The listing below must be repeated word for word, with its images excluded.

○ ○ ○

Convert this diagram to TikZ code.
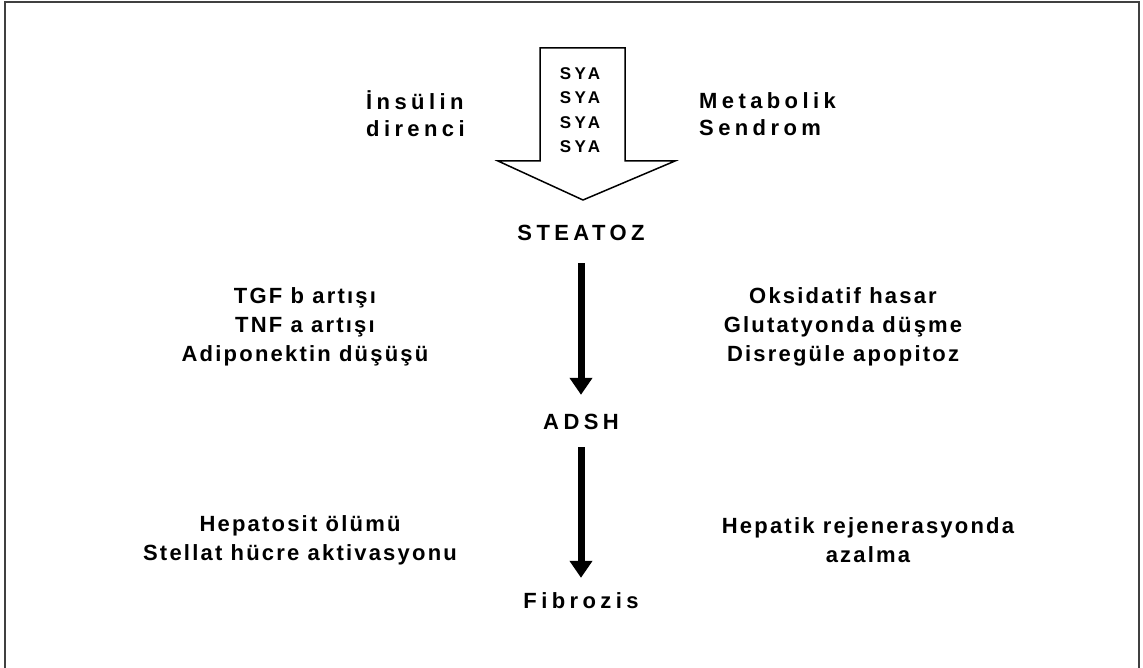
\documentclass[tikz,border=0pt]{standalone}
\usepackage{fontspec}
\setmainfont{Liberation Sans}[LetterSpace=20]
\newfontfamily\sidefont{Liberation Sans}[LetterSpace=10]
\usetikzlibrary{arrows.meta}

\begin{document}
\begin{tikzpicture}[x=1pt,y=-1pt,
  stage/.style={font=\fontsize{22}{29}\selectfont\bfseries,text height=16pt,text depth=0pt,inner sep=0pt},
  lbl/.style={font=\sidefont\fontsize{22}{29}\selectfont\bfseries,align=center,inner sep=0pt},
  side/.style={font=\fontsize{22}{27}\selectfont\bfseries,align=left,anchor=west,inner sep=0pt},
  flow/.style={line width=7pt,-{Triangle[width=22pt,length=17pt]}}]
\useasboundingbox (0,0) rectangle (1143,668);
\draw[line width=1.5pt,black!75] (5,680) -- (5,2) -- (1139,2) -- (1139,680);
% block arrow
\draw[line width=1.5pt,fill=white] (540,48) -- (625,48) -- (625,161) -- (675,161) -- (583,200)
  -- (498,161) -- (540,161) -- cycle;
\node[font=\fontsize{17}{24.5}\selectfont\bfseries,align=center,inner sep=0pt] (sya) at (580,110) {SYA\\SYA\\SYA\\SYA};
\node[side] (insulin) at (366,114) {İnsülin\\direnci};
\node[side] (metab) at (699,114) {Metabolik\\Sendrom};
\node[stage] (steatoz) at (581,233) {STEATOZ};
\node[stage] (adsh) at (581,421) {ADSH};
\node[stage] (fibrozis) at (581,600.5) {Fibrozis};
\node[lbl] (tgf) at (305,326.5) {TGF b artışı\\TNF a artışı\\Adiponektin düşüşü};
\node[lbl] (oks) at (843,326.5) {Oksidatif hasar\\Glutatyonda düşme\\Disregüle apopitoz};
\node[lbl] (hepl) at (300,540.5) {Hepatosit ölümü\\Stellat hücre aktivasyonu};
\node[lbl] (hepr) at (868,540.5) {Hepatik rejenerasyonda\\azalma};
\draw[flow,shorten <=22pt,shorten >=18pt] (steatoz) -- (adsh);
\draw[flow,shorten <=18pt,shorten >=14.5pt] (adsh) -- (fibrozis);
\end{tikzpicture}
\end{document}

○ ○ ○

- [ANSWER FOR THE TASK]
Convert this diagram to TikZ code.
\documentclass[tikz,border=0pt]{standalone}
\usepackage{fontspec}
\setmainfont{Liberation Sans}[LetterSpace=20]
\newfontfamily\sidefont{Liberation Sans}[LetterSpace=10]
\usetikzlibrary{arrows.meta}

\begin{document}
\begin{tikzpicture}[x=1pt,y=-1pt,
  stage/.style={font=\fontsize{22}{29}\selectfont\bfseries,text height=16pt,text depth=0pt,inner sep=0pt},
  lbl/.style={font=\sidefont\fontsize{22}{29}\selectfont\bfseries,align=center,inner sep=0pt},
  side/.style={font=\fontsize{22}{27}\selectfont\bfseries,align=left,anchor=west,inner sep=0pt},
  flow/.style={line width=7pt,-{Triangle[width=22pt,length=17pt]}}]
\useasboundingbox (0,0) rectangle (1143,668);
\draw[line width=1.5pt,black!75] (5,680) -- (5,2) -- (1139,2) -- (1139,680);
% block arrow
\draw[line width=1.5pt,fill=white] (540,48) -- (625,48) -- (625,161) -- (675,161) -- (583,200)
  -- (498,161) -- (540,161) -- cycle;
\node[font=\fontsize{17}{24.5}\selectfont\bfseries,align=center,inner sep=0pt] (sya) at (580,110) {SYA\\SYA\\SYA\\SYA};
\node[side] (insulin) at (366,114) {İnsülin\\direnci};
\node[side] (metab) at (699,114) {Metabolik\\Sendrom};
\node[stage] (steatoz) at (581,233) {STEATOZ};
\node[stage] (adsh) at (581,421) {ADSH};
\node[stage] (fibrozis) at (581,600.5) {Fibrozis};
\node[lbl] (tgf) at (305,326.5) {TGF b artışı\\TNF a artışı\\Adiponektin düşüşü};
\node[lbl] (oks) at (843,326.5) {Oksidatif hasar\\Glutatyonda düşme\\Disregüle apopitoz};
\node[lbl] (hepl) at (300,540.5) {Hepatosit ölümü\\Stellat hücre aktivasyonu};
\node[lbl] (hepr) at (868,540.5) {Hepatik rejenerasyonda\\azalma};
\draw[flow,shorten <=22pt,shorten >=18pt] (steatoz) -- (adsh);
\draw[flow,shorten <=18pt,shorten >=14.5pt] (adsh) -- (fibrozis);
\end{tikzpicture}
\end{document}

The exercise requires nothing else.